= What you should do =
Work out how many lines of the material below mention the word "this"; reply with the number only.

Charts and diagrams as code
****
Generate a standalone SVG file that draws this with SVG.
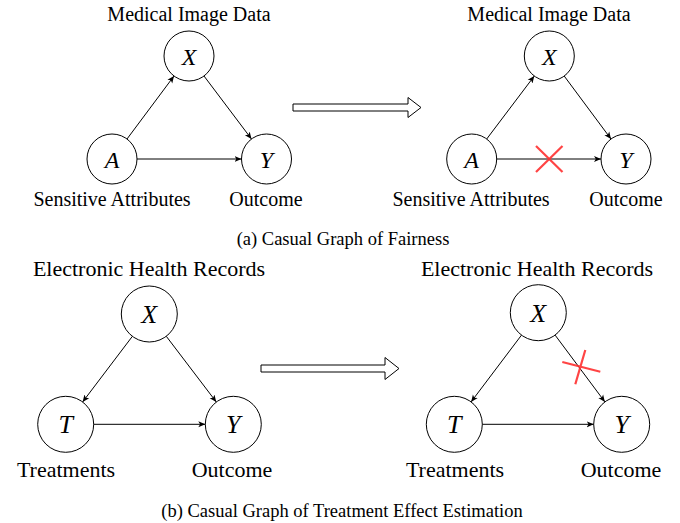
<svg xmlns="http://www.w3.org/2000/svg" width="680" height="523" viewBox="0 0 680 523">
<defs>
<style>
.node{fill:#fff;stroke:#000;stroke-width:1}
.lbl{font-family:"Liberation Serif","Times New Roman",serif;fill:#000;text-anchor:middle}
.t1{font-size:20px}
.t2{font-size:22px}
.cap{font-size:18.5px}
.var{font-family:"Liberation Serif","Times New Roman",serif;font-style:italic;text-anchor:middle;fill:#000}
.v1{font-size:24px}
.v2{font-size:26px}
.edge{stroke:#000;stroke-width:1;fill:none;marker-end:url(#ah)}
.big{fill:#fff;stroke:#000;stroke-width:1}
.cross{stroke:#ff3030;stroke-width:2.2;stroke-opacity:0.9;fill:none}
</style>
<marker id="ah" markerUnits="userSpaceOnUse" markerWidth="8" markerHeight="8" refX="7" refY="3.5" orient="auto">
<path d="M0,0.5 L7,3.5 L0,6.5 L1.8,3.5 z" fill="#000"/>
</marker>
</defs>

<!-- Top-left graph -->
<g id="tl-X"><circle class="node" cx="189" cy="56" r="25"/><text class="var v1" x="189" y="64.5">X</text></g>
<g id="tl-A"><circle class="node" cx="112" cy="159" r="25"/><text class="var v1" x="112" y="167.5">A</text></g>
<g id="tl-Y"><circle class="node" cx="266.5" cy="159" r="25"/><text class="var v1" x="266.5" y="167.5">Y</text></g>

<!-- Top-right graph -->
<g id="tr-X"><circle class="node" cx="549.3" cy="56" r="25"/><text class="var v1" x="549.3" y="64.5">X</text></g>
<g id="tr-A"><circle class="node" cx="471.7" cy="159" r="25"/><text class="var v1" x="471.7" y="167.5">A</text></g>
<g id="tr-Y"><circle class="node" cx="626" cy="159" r="25"/><text class="var v1" x="626" y="167.5">Y</text></g>

<!-- Bottom-left graph -->
<g id="bl-X"><circle class="node" cx="149.3" cy="314" r="28"/><text class="var v2" x="149.3" y="323">X</text></g>
<g id="bl-T"><circle class="node" cx="65.7" cy="424.3" r="28"/><text class="var v2" x="65.7" y="433.3">T</text></g>
<g id="bl-Y"><circle class="node" cx="233.3" cy="424.3" r="28"/><text class="var v2" x="233.3" y="433.3">Y</text></g>

<!-- Bottom-right graph -->
<g id="br-X"><circle class="node" cx="538.3" cy="312.7" r="28"/><text class="var v2" x="538.3" y="321.7">X</text></g>
<g id="br-T"><circle class="node" cx="454.3" cy="424.3" r="28"/><text class="var v2" x="454.3" y="433.3">T</text></g>
<g id="br-Y"><circle class="node" cx="621.7" cy="424.3" r="28"/><text class="var v2" x="621.7" y="433.3">Y</text></g>

<g id="connectors">
<line class="edge" x1="127" y1="139" x2="174" y2="76"/>
<line class="edge" x1="204" y1="76" x2="251.5" y2="139"/>
<line class="edge" x1="137" y1="159" x2="241.5" y2="159"/>

<line class="edge" x1="486.7" y1="139" x2="534.3" y2="76"/>
<line class="edge" x1="564.2" y1="76" x2="611" y2="139"/>
<line class="edge" x1="496.7" y1="159" x2="601" y2="159"/>

<line class="edge" x1="132.4" y1="336.3" x2="82.6" y2="402"/>
<line class="edge" x1="166.3" y1="336.3" x2="216.3" y2="402"/>
<line class="edge" x1="93.7" y1="424.3" x2="205.3" y2="424.3"/>

<line class="edge" x1="521.5" y1="335.1" x2="471.1" y2="401.9"/>
<line class="edge" x1="555.1" y1="335.1" x2="604.9" y2="401.9"/>
<line class="edge" x1="482.3" y1="424.3" x2="593.7" y2="424.3"/>
</g>

<g id="big-arrows">
<polygon class="big" points="293,104 408,104 408,97.5 421,107.5 408,117.5 408,111 293,111"/>
<polygon class="big" points="261,365 385,365 385,357.5 399,368.5 385,379.5 385,372 261,372"/>
</g>

<g id="crosses">
<path class="cross" d="M536,146 L562.5,172 M536,172 L562.5,146"/>
<path class="cross" d="M562.3,362 L600.3,371.7 M585.3,350 L575.3,384.3"/>
</g>

<g id="labels">
<text class="lbl t1" x="189" y="21">Medical Image Data</text>
<text class="lbl t1" x="112" y="206">Sensitive Attributes</text>
<text class="lbl t1" x="266" y="206">Outcome</text>
<text class="lbl t1" x="549" y="21">Medical Image Data</text>
<text class="lbl t1" x="471" y="206">Sensitive Attributes</text>
<text class="lbl t1" x="626" y="206">Outcome</text>
<text class="lbl cap" x="343" y="245">(a) Casual Graph of Fairness</text>

<text class="lbl t2" x="149" y="275.5">Electronic Health Records</text>
<text class="lbl t2" x="66" y="476.5">Treatments</text>
<text class="lbl t2" x="232" y="476.5">Outcome</text>
<text class="lbl t2" x="537" y="275.5">Electronic Health Records</text>
<text class="lbl t2" x="455" y="476.5">Treatments</text>
<text class="lbl t2" x="621" y="476.5">Outcome</text>
<text class="lbl cap" x="342" y="517">(b) Casual Graph of Treatment Effect Estimation</text>
</g>
</svg>
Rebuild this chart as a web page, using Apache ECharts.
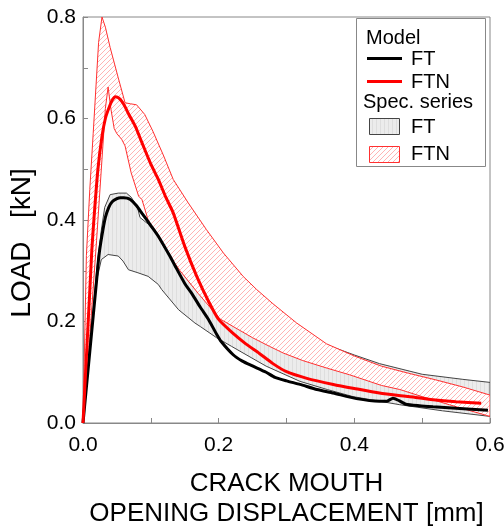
<!DOCTYPE html>
<html>
<head>
<meta charset="utf-8">
<script src="https://cdn.jsdelivr.net/npm/echarts@6/dist/echarts.min.js"></script>
<style>
  html, body { margin: 0; padding: 0; background: #fff; }
  #chart { width: 504px; height: 526px; }
</style>
</head>
<body>
<div id="chart"></div>
<script>
// Tick labels
const xTickLabels = ['0.0', '0.2', '0.4', '0.6'];
const yTickLabels = ['0.0', '0.2', '0.4', '0.6', '0.8'];

// Model curves: CMOD [mm] vs load [kN]
const modelFtX = [0, 0.005, 0.01, 0.015, 0.02, 0.0235, 0.028, 0.033, 0.038, 0.043, 0.05, 0.055, 0.06, 0.065, 0.07, 0.079, 0.087, 0.1, 0.111, 0.128, 0.136, 0.15, 0.16, 0.173, 0.185, 0.197, 0.204, 0.221, 0.235, 0.249, 0.27, 0.283, 0.3, 0.32, 0.345, 0.369, 0.403, 0.437, 0.448, 0.457, 0.466, 0.476, 0.496, 0.516, 0.55, 0.597];
const modelFtY = [0, 0.07, 0.14, 0.21, 0.28, 0.33, 0.37, 0.405, 0.425, 0.436, 0.442, 0.444, 0.444, 0.443, 0.44, 0.428, 0.413, 0.389, 0.368, 0.329, 0.309, 0.275, 0.256, 0.228, 0.204, 0.175, 0.16, 0.135, 0.122, 0.113, 0.1, 0.09, 0.083, 0.076, 0.066, 0.059, 0.048, 0.043, 0.043, 0.049, 0.044, 0.037, 0.034, 0.032, 0.029, 0.025];

const modelFtnX = [0, 0.005, 0.01, 0.013, 0.016, 0.022, 0.028, 0.033, 0.038, 0.043, 0.048, 0.053, 0.06, 0.068, 0.077, 0.087, 0.1, 0.111, 0.122, 0.133, 0.15, 0.168, 0.185, 0.2, 0.22, 0.24, 0.26, 0.28, 0.3, 0.33, 0.369, 0.4, 0.437, 0.48, 0.516, 0.55, 0.587];
const modelFtnY = [0, 0.13, 0.26, 0.34, 0.4, 0.5, 0.565, 0.6, 0.62, 0.636, 0.643, 0.64, 0.628, 0.607, 0.585, 0.552, 0.51, 0.48, 0.445, 0.414, 0.348, 0.288, 0.24, 0.204, 0.178, 0.156, 0.137, 0.117, 0.101, 0.088, 0.076, 0.068, 0.059, 0.052, 0.046, 0.042, 0.039];

// Specimen series envelopes (upper and lower bounds)
const specFtUpperX = [0, 0.01, 0.02, 0.027, 0.032, 0.04, 0.052, 0.064, 0.071, 0.078, 0.081, 0.084, 0.096, 0.11, 0.128, 0.143, 0.16, 0.18, 0.2, 0.25, 0.3, 0.359, 0.4, 0.437, 0.5, 0.56, 0.6];
const specFtUpperY = [0, 0.15, 0.3, 0.38, 0.425, 0.45, 0.453, 0.453, 0.445, 0.43, 0.421, 0.405, 0.392, 0.37, 0.335, 0.302, 0.272, 0.252, 0.236, 0.205, 0.18, 0.154, 0.134, 0.117, 0.096, 0.086, 0.08];
const specFtLowerX = [0, 0.01, 0.02, 0.027, 0.037, 0.052, 0.059, 0.067, 0.081, 0.096, 0.111, 0.116, 0.141, 0.165, 0.173, 0.197, 0.219, 0.249, 0.27, 0.32, 0.36, 0.398, 0.467, 0.53, 0.6];
const specFtLowerY = [0, 0.14, 0.28, 0.322, 0.332, 0.329, 0.319, 0.302, 0.296, 0.289, 0.273, 0.263, 0.223, 0.197, 0.19, 0.168, 0.151, 0.128, 0.112, 0.082, 0.066, 0.052, 0.036, 0.024, 0.013];

const specFtnUpperX = [0, 0.005, 0.01, 0.015, 0.019, 0.023, 0.028, 0.033, 0.04, 0.052, 0.062, 0.07, 0.079, 0.091, 0.103, 0.119, 0.133, 0.155, 0.182, 0.207, 0.236, 0.256, 0.28, 0.315, 0.359, 0.4, 0.44, 0.48, 0.52, 0.56, 0.6];
const specFtnUpperY = [0, 0.33, 0.46, 0.57, 0.66, 0.75, 0.8, 0.78, 0.74, 0.68, 0.631, 0.629, 0.627, 0.608, 0.575, 0.526, 0.48, 0.434, 0.381, 0.335, 0.289, 0.263, 0.235, 0.197, 0.156, 0.132, 0.112, 0.098, 0.085, 0.071, 0.055];
const specFtnLowerX = [0, 0.01, 0.02, 0.028, 0.033, 0.037, 0.041, 0.046, 0.05, 0.057, 0.062, 0.071, 0.082, 0.087, 0.096, 0.12, 0.143, 0.17, 0.202, 0.25, 0.275, 0.295, 0.324, 0.36, 0.393, 0.44, 0.467, 0.5, 0.54, 0.6];
const specFtnLowerY = [0, 0.17, 0.36, 0.52, 0.62, 0.662, 0.62, 0.58, 0.57, 0.559, 0.546, 0.493, 0.447, 0.44, 0.4, 0.345, 0.3, 0.255, 0.205, 0.168, 0.151, 0.138, 0.123, 0.108, 0.095, 0.074, 0.066, 0.052, 0.036, 0.013];

const FONT = 'Liberation Sans, Arial, Helvetica, sans-serif';

// Fill textures: hatched red band and lightly streaked grey band
function makeHatch() {
  const c = document.createElement('canvas');
  c.width = 5; c.height = 5;
  const g = c.getContext('2d');
  g.fillStyle = '#ffffff';
  g.fillRect(0, 0, 5, 5);
  g.strokeStyle = '#ffb4b4';
  g.lineWidth = 1;
  g.beginPath();
  g.moveTo(-1, 6); g.lineTo(6, -1);
  g.moveTo(-1, 1); g.lineTo(1, -1);
  g.moveTo(4, 6); g.lineTo(6, 4);
  g.stroke();
  return c;
}
function makeGrey() {
  const c = document.createElement('canvas');
  c.width = 4; c.height = 4;
  const g = c.getContext('2d');
  g.fillStyle = '#ececec';
  g.fillRect(0, 0, 4, 4);
  g.fillStyle = '#dedede';
  g.fillRect(0, 0, 1, 4);
  return c;
}
const hatchFill = { image: makeHatch(), repeat: 'repeat' };
const greyFill = { image: makeGrey(), repeat: 'repeat' };

function pairs(xs, ys) { return xs.map((x, i) => [x, ys[i]]); }

function bandSeries(name, ux, uy, lx, ly, fill, stroke, z) {
  return {
    type: 'custom',
    name: name,
    z: z,
    clip: true,
    silent: true,
    data: [[0, 0]],
    renderItem: function (params, api) {
      const pts = [];
      for (let i = 0; i < ux.length; i++) pts.push(api.coord([ux[i], uy[i]]));
      for (let i = lx.length - 1; i >= 0; i--) pts.push(api.coord([lx[i], ly[i]]));
      return {
        type: 'polygon',
        shape: { points: pts },
        style: { fill: fill, stroke: stroke, lineWidth: 1 }
      };
    }
  };
}

function tickFormatter(labels) {
  return function (v) {
    const s = v.toFixed(1);
    return labels.indexOf(s) >= 0 ? s : '';
  };
}

const axisCommon = {
  type: 'value',
  interval: 0.1,
  axisLine: { show: true, lineStyle: { color: '#888', width: 1 } },
  axisTick: { show: true, inside: true, length: 5, lineStyle: { color: '#888' } },
  splitLine: { show: false },
  axisLabel: { color: '#000', fontSize: 21, fontFamily: FONT }
};

const chart = echarts.init(document.getElementById('chart'));

const legendItems = [
  { type: 'rect', shape: { x: 356.5, y: 18.5, width: 129, height: 148 }, style: { fill: '#fff', stroke: '#888', lineWidth: 1 } },
  { type: 'text', x: 366, y: 38, style: { text: 'Model', font: '20px ' + FONT, fill: '#000', verticalAlign: 'middle' } },
  { type: 'line', shape: { x1: 367, y1: 58.5, x2: 402, y2: 58.5 }, style: { stroke: '#000', lineWidth: 3 } },
  { type: 'text', x: 411, y: 59, style: { text: 'FT', font: '20px ' + FONT, fill: '#000', verticalAlign: 'middle' } },
  { type: 'line', shape: { x1: 367, y1: 81.5, x2: 402, y2: 81.5 }, style: { stroke: '#ff0000', lineWidth: 3 } },
  { type: 'text', x: 411, y: 82, style: { text: 'FTN', font: '20px ' + FONT, fill: '#000', verticalAlign: 'middle' } },
  { type: 'text', x: 363, y: 102, style: { text: 'Spec. series', font: '20px ' + FONT, fill: '#000', verticalAlign: 'middle' } },
  { type: 'rect', shape: { x: 369.5, y: 118.5, width: 30, height: 16 }, style: { fill: greyFill, stroke: '#444', lineWidth: 1 } },
  { type: 'text', x: 411, y: 127, style: { text: 'FT', font: '20px ' + FONT, fill: '#000', verticalAlign: 'middle' } },
  { type: 'rect', shape: { x: 369.5, y: 146.5, width: 30, height: 16 }, style: { fill: hatchFill, stroke: '#ff3030', lineWidth: 1 } },
  { type: 'text', x: 411, y: 154, style: { text: 'FTN', font: '20px ' + FONT, fill: '#000', verticalAlign: 'middle' } }
];

chart.setOption({
  animation: false,
  backgroundColor: '#fff',
  grid: {
    left: 83, right: 14, top: 17, bottom: 103,
    outerBoundsMode: 'none',
    show: true, borderColor: '#888', borderWidth: 1, backgroundColor: 'transparent'
  },
  xAxis: Object.assign({}, axisCommon, {
    min: 0, max: 0.6,
    axisLabel: Object.assign({}, axisCommon.axisLabel, { margin: 12, formatter: tickFormatter(xTickLabels) }),
    name: 'CRACK MOUTH\nOPENING DISPLACEMENT [mm]',
    nameLocation: 'middle',
    nameGap: 46,
    nameTextStyle: { color: '#000', fontSize: 26, fontFamily: FONT, lineHeight: 30 }
  }),
  yAxis: Object.assign({}, axisCommon, {
    min: 0, max: 0.8,
    axisLabel: Object.assign({}, axisCommon.axisLabel, { margin: 7, formatter: tickFormatter(yTickLabels) }),
    name: 'LOAD   [kN]',
    nameLocation: 'middle',
    nameGap: 46,
    nameTextStyle: { color: '#000', fontSize: 28, fontFamily: FONT, padding: [0, 46, 0, 0] }
  }),
  series: [
    bandSeries('Spec. FT', specFtUpperX, specFtUpperY, specFtLowerX, specFtLowerY, greyFill, '#444', 1),
    bandSeries('Spec. FTN', specFtnUpperX, specFtnUpperY, specFtnLowerX, specFtnLowerY, hatchFill, '#ff3030', 2),
    {
      type: 'line', name: 'Model FT', z: 3,
      data: pairs(modelFtX, modelFtY),
      showSymbol: false, smooth: 0.2,
      lineStyle: { color: '#000', width: 3 }
    },
    {
      type: 'line', name: 'Model FTN', z: 4,
      data: pairs(modelFtnX, modelFtnY),
      showSymbol: false, smooth: 0.2,
      lineStyle: { color: '#ff0000', width: 3 }
    }
  ],
  graphic: [{ type: 'group', z: 100, children: legendItems }]
});
</script>
</body>
</html>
****
= Expected answer =
2